The Next Evolution of eMortgages: What Lenders Should Prepare for Now
Over the past decade, eMortgages have moved from early experimentation to mainstream adoption. Today, most lenders offer at least some digital capabilities—from eDisclosures to hybrid eClosings. But the next evolution is already underway, and the gap between “digitally enabled” lenders and true digital leaders is growing fast.
As investors, regulators, and borrowers demand more efficiency, transparency, and speed, lenders must prepare for what’s coming next. The eMortgage ecosystem will soon become smarter, more automated, and fully interconnected from application through servicing.
Here’s what lenders need to be ready for.
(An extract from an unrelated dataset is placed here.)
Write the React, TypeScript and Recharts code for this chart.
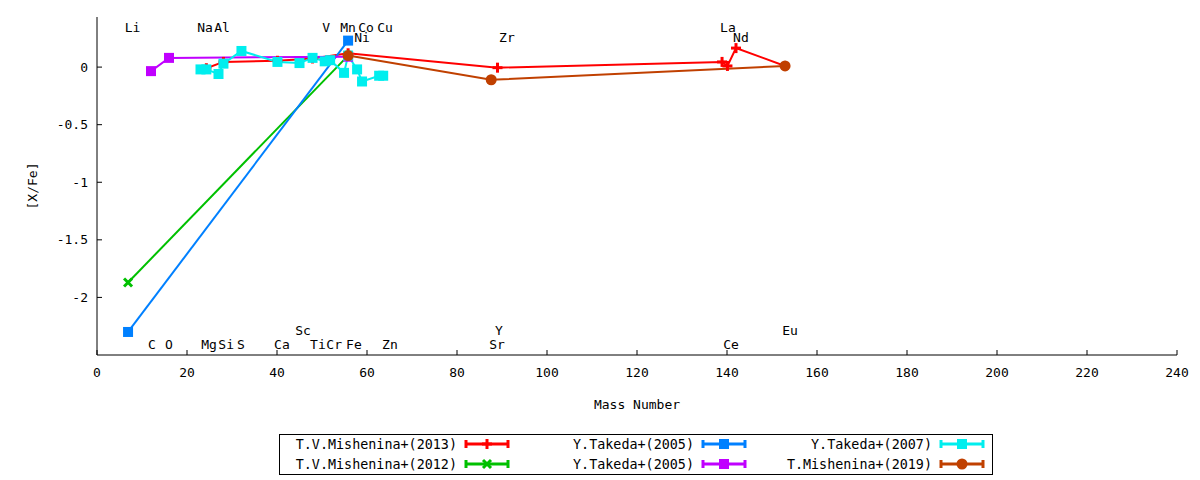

1. AI-Driven Underwriting and Real-Time Loan Decisions
The next generation of eMortgages won’t just digitize documents—they’ll digitize decisions.
What’s changing?
AI models will pre-underwrite files, analyze risk in real time, and flag anomalies before the loan moves to a human underwriter. Some lenders are already piloting systems that can decision a clean W-2 file in minutes.
Why it matters
Faster approvals mean higher pull-through rates
Lower underwriting costs and fewer manual touchpoints
Better loan quality through automated risk detection
Lenders must invest now in AI-integrated LOS and POS systems to avoid falling behind.
2. End-to-End Data Standardization (MISMO 3.6+, SMART Docs, and Beyond)
Tomorrow’s eMortgage is built on clean, shareable data—not PDFs.
What’s coming next
SMART Docs becoming standard at scale
Data-first loan files allowing instant investor ingestion
Automated audits replacing manual QC
The winners in 2026 and beyond will be those who move fully to structured data formats that investors, custodians, and servicing platforms can read without human intervention.
3. eNotes Everywhere: From Niche to Default
eNotes and eVaults have gone from “nice to have” to a core requirement—but adoption is about to accelerate further.
What lenders should prepare for
90%+ of agency-eligible loans will soon require eNotes
Warehouse lenders increasingly prefer digital collateral
Execution with aggregators will become faster (and cheaper) for digital files
Lenders who aren’t eNote-enabled risk shrinking margins, longer funding times, and lost competitiveness.
4. Automated Post-Closing and Zero-Defect Loan Files
One of the biggest cost centers in mortgage lending is still post-closing. But that’s changing.
What’s next
The next evolution of eMortgages will feature:
Automated document stacking
Real-time completeness checks
AI discrepancy detection
Instant delivery to agencies and investors
Lenders able to deliver zero-defect digital loan files will reduce repurchase risk and strengthen investor relationships.
5. Fully Integrated eClosing Experiences (IPEN + RON at Scale)
Hybrid closings are already common—but full eClosings are becoming the expectation.
What will define the next era
RON adoption across more states
IPEN standardization for in-branch closings
Seamless integration of title, notary, and lender systems
Borrowers increasingly want a closing process that’s as simple as signing up for a streaming service. Lenders who deliver it will win loyalty—and market share.
6. Predictive Servicing: The Last Mile of the Digital Mortgage
Most digital innovation has focused on origination. The next frontier is servicing.
What’s evolving
AI models that predict delinquency before it happens
Digital loss-mitigation workflows
Automated escrow analysis and alerts
Two-way borrower communication platforms
Servicers who can anticipate borrower needs before they escalate will reduce costs and improve retention—two major competitive advantages.
7. Secondary Market Evolution: Faster Funding, Better Pricing
Digital loans are becoming the preferred asset for investors.
What lenders should expect
Faster certification for digital collateral
Better pricing incentives for fully digital loans
Shorter dwell times on warehouse lines
The secondary market is quietly becoming a major force pushing lenders toward full eMortgage adoption.
What Lenders Must Do Now
To prepare for the next evolution of eMortgages, lenders should focus on:
Investing in AI-driven underwriting and QC tools
Upgrading to systems that support SMART Docs and data-first loan files
Becoming fully eNote-enabled with a compliant eVault
Building partnerships with title, RON providers, and custodians
Training staff to operate in a fully digital ecosystem
Modernizing servicing platforms—not just origination
The lenders who act now will lead the next generation of mortgage lending—faster, cheaper, safer, and dramatically more borrower-friendly.